** Start **

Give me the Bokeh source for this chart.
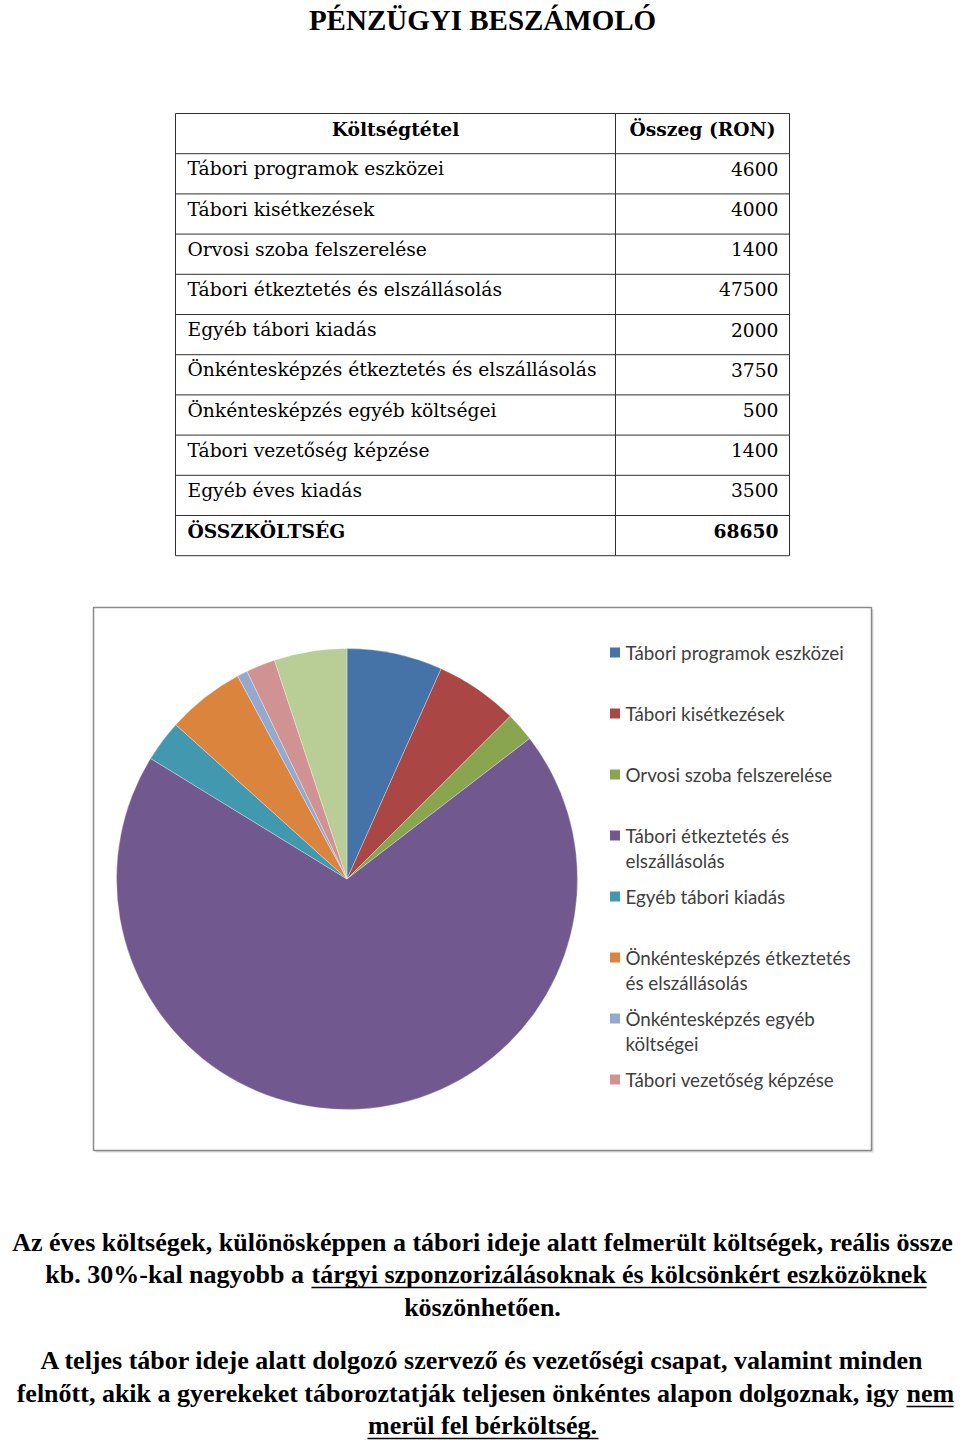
import numpy as np
from bokeh.plotting import figure
from bokeh.models import Range1d, ColumnDataSource
from bokeh.core.properties import value
from bokeh.embed import file_html
from bokeh.resources import INLINE

# ---------------- data ----------------
title = "PÉNZÜGYI BESZÁMOLÓ"
header = ["Költségtétel", "Összeg (RON)"]
categories = [
    "Tábori programok eszközei",
    "Tábori kisétkezések",
    "Orvosi szoba felszerelése",
    "Tábori étkeztetés és elszállásolás",
    "Egyéb tábori kiadás",
    "Önkéntesképzés étkeztetés és elszállásolás",
    "Önkéntesképzés egyéb költségei",
    "Tábori vezetőség képzése",
    "Egyéb éves kiadás",
]
amounts = [4600, 4000, 1400, 47500, 2000, 3750, 500, 1400, 3500]
total_label = "ÖSSZKÖLTSÉG"
total_amount = 68650
colors = ["#4572A7", "#AA4643", "#89A54E", "#71588F", "#4198AF",
          "#DB843D", "#93A9CF", "#D19392", "#B9CD96"]
legend_labels = [
    "Tábori programok eszközei",
    "Tábori kisétkezések",
    "Orvosi szoba felszerelése",
    "Tábori étkeztetés és\nelszállásolás",
    "Egyéb tábori kiadás",
    "Önkéntesképzés étkeztetés\nés elszállásolás",
    "Önkéntesképzés egyéb\nköltségei",
    "Tábori vezetőség képzése",
]
para_lines = [
    ("Az éves költségek, különösképpen a tábori ideje alatt felmerült költségek, reális össze", ""),
    ("kb. 30%-kal nagyobb a ", "tárgyi szponzorizálásoknak és kölcsönkért eszközöknek"),
    ("köszönhetően.", ""),
    ("A teljes tábor ideje alatt dolgozó szervező és vezetőségi csapat, valamint minden", ""),
    ("felnőtt, akik a gyerekeket táboroztatják teljesen önkéntes alapon dolgoznak, igy ", "nem"),
    ("", "merül fel bérköltség."),
]

# ---------------- layout ----------------
W, H = 960, 1442
def Y(py):
    return H - np.asarray(py, dtype=float)

p = figure(width=W, height=H, x_range=Range1d(0, W), y_range=Range1d(0, H),
           x_axis_type=None, y_axis_type=None, toolbar_location=None,
           output_backend="svg", min_border=0, outline_line_color=None)
p.grid.visible = False
p.background_fill_color = "white"
p.border_fill_color = "white"

SERIF = value("Liberation Serif")
TSERIF = value("DejaVu Serif")
SANS = value("Lato")

# title
p.text(x=[482], y=Y([19]), text=[title], text_font=SERIF, text_font_style="bold",
       text_font_size="29px", text_align="center", text_baseline="middle", text_color="black")

# ---------------- table ----------------
tx0, tx1, tx2 = 175, 615, 789
ty0, row_h = 113, 40.2
nrows = len(categories) + 2
ys = ty0 + np.arange(nrows + 1) * row_h
p.segment(x0=[tx0] * len(ys), y0=Y(ys), x1=[tx2] * len(ys), y1=Y(ys),
          line_color="#303030", line_width=1)
p.segment(x0=[tx0, tx1, tx2], y0=Y([ys[0]] * 3), x1=[tx0, tx1, tx2], y1=Y([ys[-1]] * 3),
          line_color="#303030", line_width=1)
rc = (ys[:-1] + ys[1:]) / 2 - 5
TF = "18.7px"
p.text(x=[(tx0 + tx1) / 2, (tx1 + tx2) / 2], y=Y(rc[:1].repeat(2)), text=header,
       text_font=TSERIF, text_font_style="bold", text_font_size=TF,
       text_align="center", text_baseline="middle")
p.text(x=[187] * len(categories), y=Y(rc[1:1 + len(categories)]), text=categories,
       text_font=TSERIF, text_font_size=TF, text_align="left", text_baseline="middle")
p.text(x=[778] * len(amounts), y=Y(rc[1:1 + len(amounts)]), text=[str(a) for a in amounts],
       text_font=TSERIF, text_font_size=TF, text_align="right", text_baseline="middle")
p.text(x=[187], y=Y(rc[-1:]), text=[total_label], text_font=TSERIF, text_font_style="bold",
       text_font_size=TF, text_align="left", text_baseline="middle")
p.text(x=[778], y=Y(rc[-1:]), text=[str(total_amount)], text_font=TSERIF, text_font_style="bold",
       text_font_size=TF, text_align="right", text_baseline="middle")

# ---------------- chart box ----------------
p.quad(left=[95], right=[873], top=Y([609]), bottom=Y([1152]), fill_color="#d8d8d8",
       line_color=None)
p.quad(left=[93], right=[871], top=Y([607]), bottom=Y([1150]), fill_color="white",
       line_color="#8a8a8a", line_width=1.5)

# pie
vals = np.array(amounts, dtype=float)
frac = vals / vals.sum()
cum = np.concatenate([[0], np.cumsum(frac)]) * 2 * np.pi
src = ColumnDataSource(dict(start=np.pi / 2 - cum[1:], end=np.pi / 2 - cum[:-1],
                            color=colors, cat=categories, amt=amounts))
cx, cy, r = 346.5, 878.5, 230.5
p.wedge(x=cx, y=float(Y(cy)), radius=r, radius_units="data", start_angle="start",
        end_angle="end", fill_color="color", line_color="white", line_width=0.6,
        line_alpha=0.5, source=src)

# legend
n_leg = len(legend_labels)
ly = 652 + np.arange(n_leg) * 61.0
p.rect(x=[614.5] * n_leg, y=Y(ly), width=10, height=10, fill_color=colors[:n_leg],
       line_color=None)
p.text(x=[625] * n_leg, y=Y(ly - 12), text=legend_labels, text_font=SANS,
       text_font_size="18.8px", text_align="left", text_baseline="top",
       text_line_height=1.13, text_color="#404040")

# ---------------- paragraphs ----------------
PF = "26px"
line_y = [1242, 1274, 1307, 1360, 1393, 1425]
for i in [0, 2, 3]:
    p.text(x=[482], y=Y([line_y[i]]), text=[para_lines[i][0]], text_font=SERIF,
           text_font_style="bold", text_font_size=PF, text_align="center",
           text_baseline="middle")
splits = {1: (311, 926), 4: (906, 953)}
for i, (sx, ex) in splits.items():
    p.text(x=[sx - 1], y=Y([line_y[i]]), text=[para_lines[i][0].rstrip() + " "], text_font=SERIF,
           text_font_style="bold", text_font_size=PF, text_align="right", text_baseline="middle")
    p.text(x=[sx], y=Y([line_y[i]]), text=[para_lines[i][1]], text_font=SERIF,
           text_font_style="bold", text_font_size=PF, text_align="left", text_baseline="middle")
    p.segment(x0=[sx], x1=[ex], y0=Y([line_y[i] + 13]), y1=Y([line_y[i] + 13]),
              line_color="black", line_width=1.5)
p.text(x=[482], y=Y([line_y[5]]), text=[para_lines[5][1]], text_font=SERIF,
       text_font_style="bold", text_font_size=PF, text_align="center", text_baseline="middle")
p.segment(x0=[367], x1=[598], y0=Y([line_y[5] + 13]), y1=Y([line_y[5] + 13]),
          line_color="black", line_width=1.5)

open("out.html", "w").write(file_html(p, INLINE))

** End **

Aim -> Please reproduce the listing exactly from its opening line through the line that contains "from bokeh.resources import INLINE", both included, with all pictures omitted.

Solution to this exercise ->
Give me the Bokeh source for this chart.
import numpy as np
from bokeh.plotting import figure
from bokeh.models import Range1d, ColumnDataSource
from bokeh.core.properties import value
from bokeh.embed import file_html
from bokeh.resources import INLINE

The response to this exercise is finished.